Además de la Virgen y de Jesús, también
el Santo Padre predica con el ejemplo, porque siendo el más grande en la
jerarquía eclesiástica, desde el momento en que es Vicario del Hombre-Dios
Jesucristo, su función es estar al servicio permanente de la Iglesia y de sus miembros,
y esto se ve reflejado en la descripción de su nombre: el Sumo Pontífice es
“Siervo de los siervos de Dios”, es decir, como Vicario de Cristo, como
ostentador de los máximos poderes espirituales que puede dar Dios a un hombre
en esta tierra, es “siervo” de los siervos de Dios, de los bautizados.

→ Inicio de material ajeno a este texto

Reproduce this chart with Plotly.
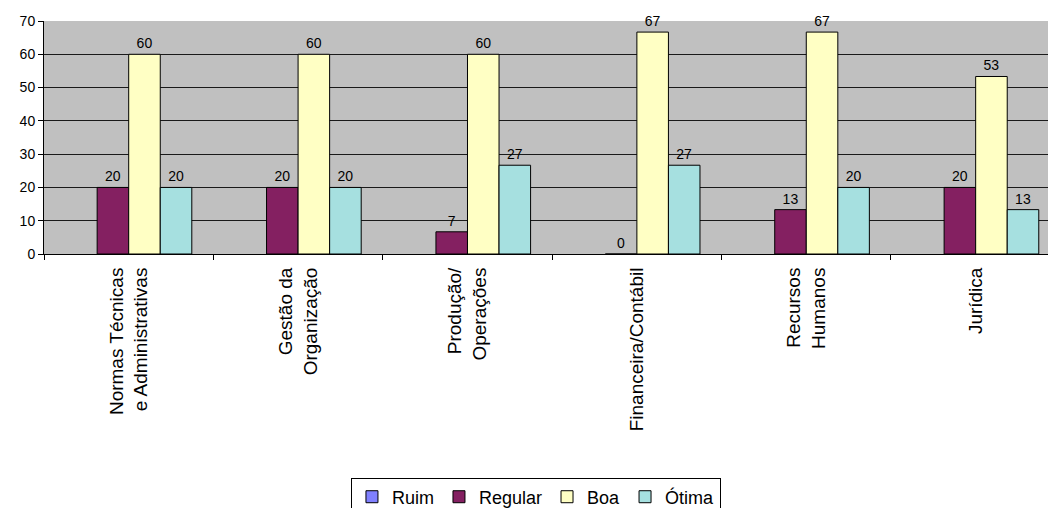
import plotly.graph_objects as go

# Survey ratings (%) per area
areas = [
    "Normas Técnicas<br>e Administrativas",
    "Gestão da<br>Organização",
    "Produção/<br>Operações",
    "Financeira/Contábil",
    "Recursos<br>Humanos",
    "Jurídica",
]
ruim = [None, None, None, None, None, None]
regular = [20, 20, 6.67, 0, 13.33, 20]
boa = [60, 60, 60, 66.67, 66.67, 53.33]
otima = [20, 20, 26.67, 26.67, 20, 13.33]

series = [
    ("Ruim", ruim, "#8080FF"),
    ("Regular", regular, "#842061"),
    ("Boa", boa, "#FFFFC4"),
    ("Ótima", otima, "#A6E0E0"),
]

FONT = "Liberation Sans, Arial, sans-serif"

fig = go.Figure()
for name, vals, color in series:
    fig.add_trace(go.Bar(
        name=name,
        x=areas,
        y=vals,
        marker=dict(color=color, line=dict(color="#000000", width=1)),
        texttemplate="%{y:.0f}",
        textposition="outside",
        textfont=dict(family=FONT, size=14, color="#000000"),
        cliponaxis=False,
    ))

fig.update_layout(
    width=1048,
    height=508,
    margin=dict(l=44, r=0, t=21, b=254),
    paper_bgcolor="#FFFFFF",
    plot_bgcolor="#C0C0C0",
    barmode="group",
    bargap=0.255,
    bargroupgap=0,
    font=dict(family=FONT, size=13, color="#000000"),
    showlegend=True,
    legend=dict(
        orientation="h",
        xref="paper",
        x=0.49,
        xanchor="center",
        yref="container",
        y=0.06,
        yanchor="top",
        bordercolor="#000000",
        borderwidth=1,
        bgcolor="#FFFFFF",
        font=dict(family=FONT, size=18, color="#000000"),
        itemwidth=30,
        traceorder="normal",
    ),
)

fig.update_xaxes(
    type="category",
    range=[-0.5, 5.427],
    tickangle=-90,
    ticks="outside",
    tickson="boundaries",
    ticklen=5,
    tickcolor="#000000",
    ticklabelstandoff=5,
    showline=True,
    linecolor="#000000",
    linewidth=1,
    showgrid=False,
    tickfont=dict(family=FONT, size=19, color="#000000"),
)
fig.update_yaxes(
    range=[0, 70],
    dtick=10,
    ticks="outside",
    ticklen=5,
    tickcolor="#000000",
    showline=True,
    linecolor="#000000",
    linewidth=1,
    showgrid=True,
    gridcolor="#1a1a1a",
    gridwidth=1,
    zeroline=False,
    tickfont=dict(family=FONT, size=14, color="#000000"),
)

fig.write_html("out.html")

Estos maravillosos ejemplos
de humildad y de abajamiento, que nos ofrecen Jesús y María, y también el Santo
Padre, son el fundamento de porqué el cristiano debe ser el “último de todos” y
el “servidor de todos”, si es que quiere ser “grande” en el Reino de los cielos:
en la Iglesia,
no hay manera de ser “grande” si no se pasa por la humillación y la cruz.
Otro elemento que se debe
tener en cuenta es que el hecho de que el cristiano deba considerarse el
servidor de todos y el último de todos, no quiere decir que Jesús impide o
niega la sed de grandeza que está en todo hombre; por el contrario, Jesús
estimula el deseo de grandeza y de honores, pero de una grandeza y honores no
mundanos, sino celestiales y sobrenaturales. Jesús nos pide explícitamente que
tengamos deseos de ser grandes en el cielo, cuando nos dice que hagamos
“fructificar los talentos” (cfr. Mt
25, 14-30); cuando nos pide que seamos “perfectos como vuestro Padre del cielo”
(cfr. Mt 5, 48); cuando nos pide que
“atesoremos tesoros en el cielo” (Mt
6, 19-21), y por lo tanto, el cristiano no debe excusarse en una falsa humildad
para no querer destacar. Todo lo contrario, debe esforzarse al máximo en sus
capacidades y dones de todo tipo –materiales, intelectuales, espirituales,
etc.-, poniéndolas al servicio de la
Iglesia y de la salvación de las almas.
“El que quiera ser grande,
que sea el servidor de todos”. El consejo de Jesús parece una contradicción,
porque humanamente no se puede ser, al mismo tiempo, grande y servidor. Sin
embargo, Dios Hijo nos demuestra, con la sabiduría divina de la Cruz, que la grandeza del
hombre está en la humildad y en la humillación.